• Question: Are spiders attracted to nasal mucus

    Asked by yolo98 to Bob, Katie, Nisha, Sallie, Vee on 27 Jun 2012.
    • Photo: Sallie Baxendale

      Sallie Baxendale answered on 27 Jun 2012:


      Wow! What made you think of that? I don’t know, but it would be fun to design an experiment to find out. You would need to ‘find’ some snot and put it in a box along with some other substances and then add a spider to see if they preferred the bogies to the other substances. You would need to use a quite a few different spiders to make sure that the first one wasn’t just ‘weird’. You could then look at whether it was the case for all types of spider or just some species. At the end you could do some statistical tests on your data to see if the spiders really were attracted to the mucus, more than you would expect than chance.

    • Photo: Vee Mitchell

      Vee Mitchell answered on 2 Jul 2012:


      I think it’s more likely that they just like to haul up in dark places especially when they are scared. When a spider runs towards you it’s actually running into your shadow to hide – not heading to savage your ankle.

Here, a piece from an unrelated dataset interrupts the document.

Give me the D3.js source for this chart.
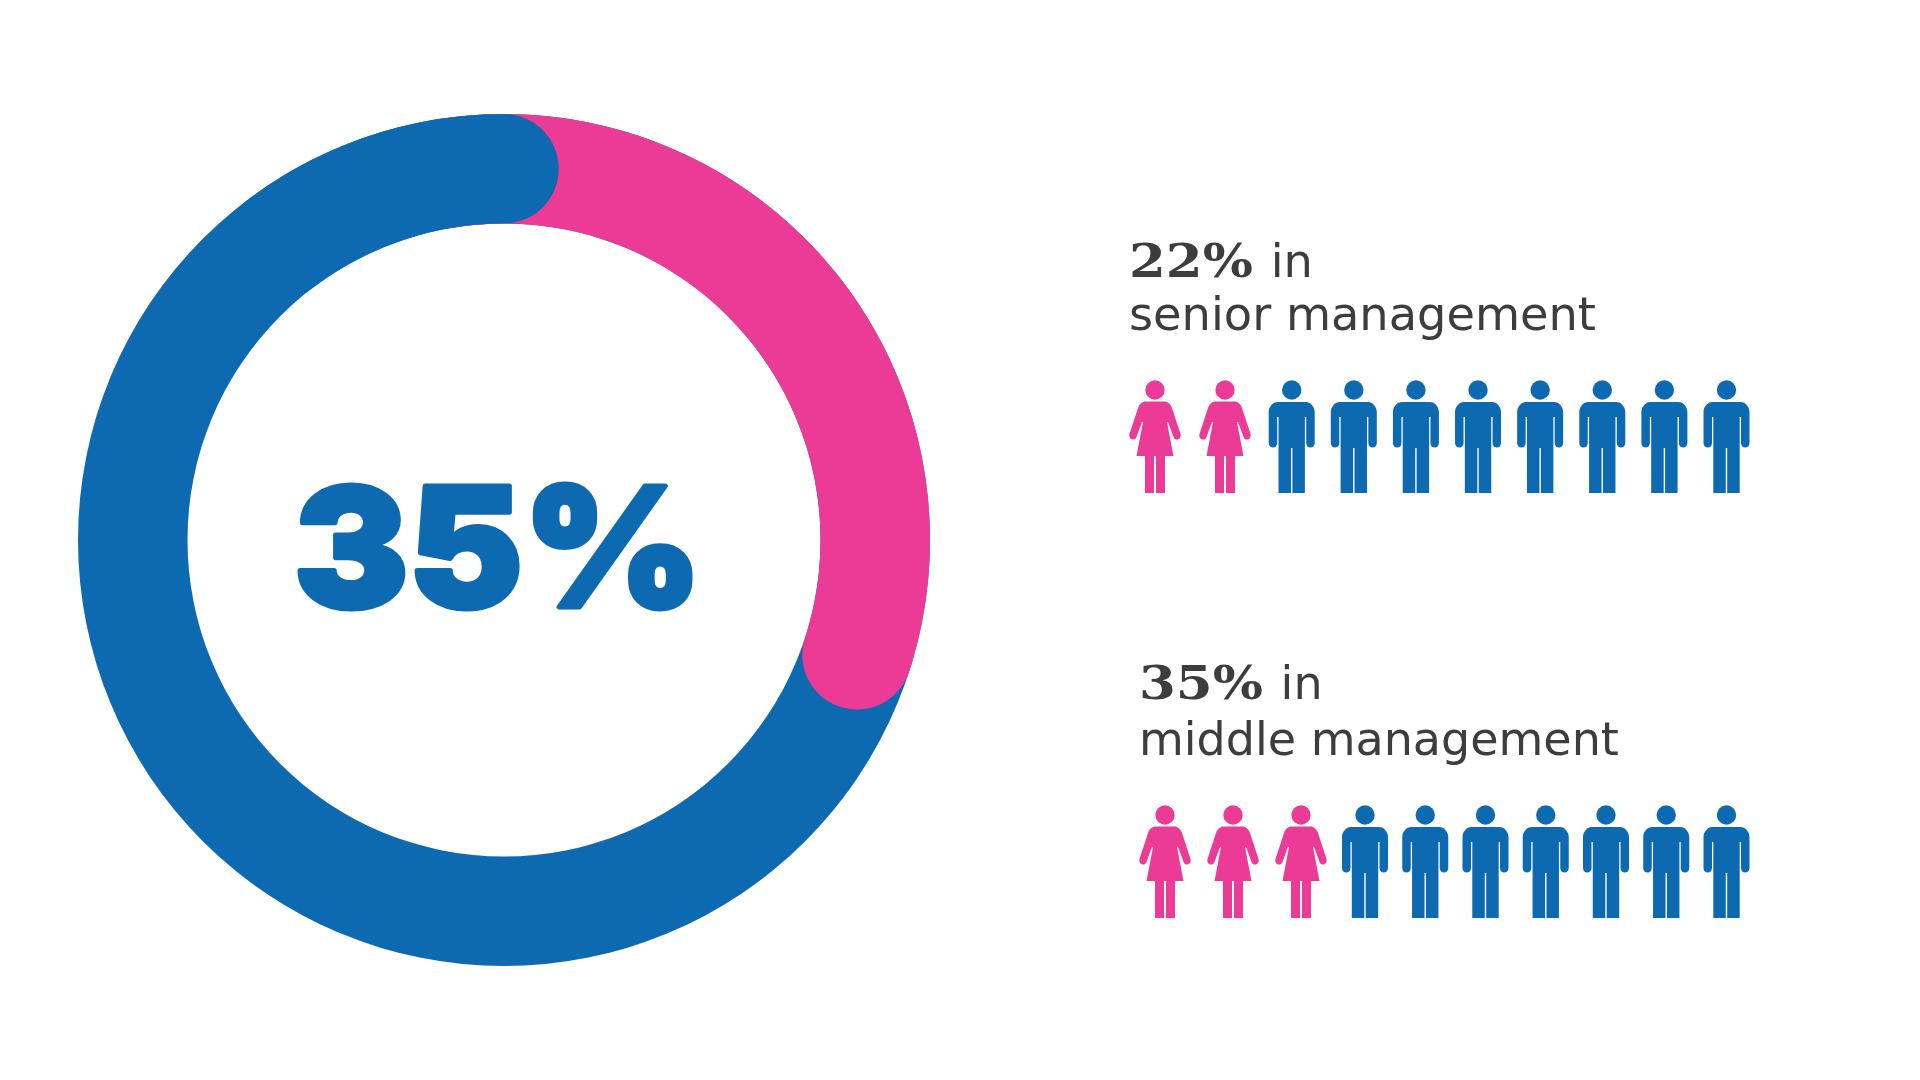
<!DOCTYPE html>
<html><head><meta charset="utf-8">
<script src="https://cdn.jsdelivr.net/npm/d3@7"></script>
<style>html,body{margin:0;padding:0;background:#fff}svg{display:block}</style></head>
<body><svg id="c" width="1920" height="1080"></svg>
<script>
const headline = "35%";
// share of the ring in pink, read at the centre of its rounded end
const ringShare = [0.3];
const rowPct = ["22%", "35%"];
const rowLabel = ["senior management", "middle management"];
const rowWomen = [2, 3];
const rowTotal = [10, 10];
const BLUE = "#106AB0", PINK = "#EC3B97", INK = "#3C3C3C";

const svg = d3.select("#c");
const defs = svg.append("defs");
defs.append("filter").attr("id", "soft").attr("x", 0).attr("y", 0).attr("width", 1920).attr("height", 1080)
  .attr("filterUnits", "userSpaceOnUse")
  .append("feGaussianBlur").attr("stdDeviation", 0.7);
const root = svg.append("g").attr("filter", "url(#soft)");

const angle = d3.scaleLinear().domain([0, 1]).range([0, 2 * Math.PI]);
const cx = 504, cy = 540, R = 426, r = 316.5, cap = (R - r) / 2;
const capAngle = Math.asin(cap / ((R + r) / 2));
const g = root.append("g").attr("transform", `translate(${cx},${cy})`);
const arc = d3.arc().innerRadius(r).outerRadius(R);
const roundArc = d3.arc().innerRadius(r).outerRadius(R).cornerRadius(cap);
g.append("path").attr("fill", BLUE).attr("d", arc({startAngle: 0, endAngle: 2 * Math.PI}));
g.append("path").attr("fill", PINK).attr("d", roundArc({startAngle: -0.3, endAngle: angle(ringShare[0]) + capAngle}));
g.append("path").attr("fill", BLUE).attr("d", roundArc({startAngle: -0.8, endAngle: capAngle}));

g.append("text").text(headline)
  .attr("transform", "translate(-6,67) scale(1.035,1)")
  .attr("text-anchor", "middle")
  .attr("font-family", "Inter").attr("font-weight", 900).attr("font-size", 166)
  .attr("fill", BLUE).attr("stroke", BLUE).attr("stroke-width", 5).attr("stroke-linejoin", "round");

const woman = "M-9,21.5 L9,21.5 C13,21.5 15.5,24 17,28 L25.5,54 C27,59 20.5,62 18.5,57 L13,42 L12,42 L18.5,76 L10,76 L10,113 L1,113 L1,76 L-1,76 L-1,113 L-10,113 L-10,76 L-18.5,76 L-12,42 L-13,42 L-18.5,57 C-20.5,62 -27,59 -25.5,54 L-17,28 C-15.5,24 -13,21.5 -9,21.5 Z";
const man = "M-14,22 L14,22 C19,22 23,27 23,32 L23,63 C23,69 14.5,69 14.5,63 L14.5,37 L13.2,37 L13.2,113 L0.7,113 L0.7,68 L-0.7,68 L-0.7,113 L-13.2,113 L-13.2,37 L-14.5,37 L-14.5,63 C-14.5,69 -23,69 -23,63 L-23,32 C-23,27 -19,22 -14,22 Z";

const rows = [
  {tx: 1129, b1: 277, b2: 330, top: 380, fs: 46.3, boldW: 124, pink: [1155, 1225], blue: [1291.7, 1726.5]},
  {tx: 1139, b1: 699, b2: 755, top: 805, fs: 46, boldW: 124, pink: [1165, 1301], blue: [1365, 1726.5]}
];
rows.forEach((row, i) => {
  const t = root.append("g").attr("font-family", "DejaVu Sans").attr("font-size", row.fs).attr("fill", INK);
  const a = t.append("text").attr("x", row.tx).attr("y", row.b1);
  a.append("tspan").attr("font-weight", 700).attr("font-family", "DejaVu Serif")
    .attr("textLength", row.boldW).attr("lengthAdjust", "spacingAndGlyphs").text(rowPct[i]);
  a.append("tspan").attr("dx", 3).text(" in");
  t.append("text").attr("x", row.tx).attr("y", row.b2).text(rowLabel[i]);
  const w = rowWomen[i], n = rowTotal[i];
  const xW = d3.scaleLinear().domain([0, w - 1]).range(row.pink);
  const xM = d3.scaleLinear().domain([w, n - 1]).range(row.blue);
  const ppl = root.append("g").selectAll("g").data(d3.range(n)).join("g")
    .attr("transform", d => `translate(${d < w ? xW(d) : xM(d)},${row.top})`)
    .attr("fill", d => d < w ? PINK : BLUE);
  ppl.append("circle").attr("cy", 10).attr("r", 9.7);
  ppl.append("path").attr("d", d => d < w ? woman : man);
});
</script></body></html>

They are generally more scared of you than we should be of them.

    • Photo: Bob Bonwick

      Bob Bonwick answered on 3 Jul 2012:


      I’m not sure whats more disturbing, the question, or the though of a spider hunting my bogeys! The spiders are looking for small dark damp spaces, unfortunately our noses are just that! But I don’t remember having a spider up my nose each night!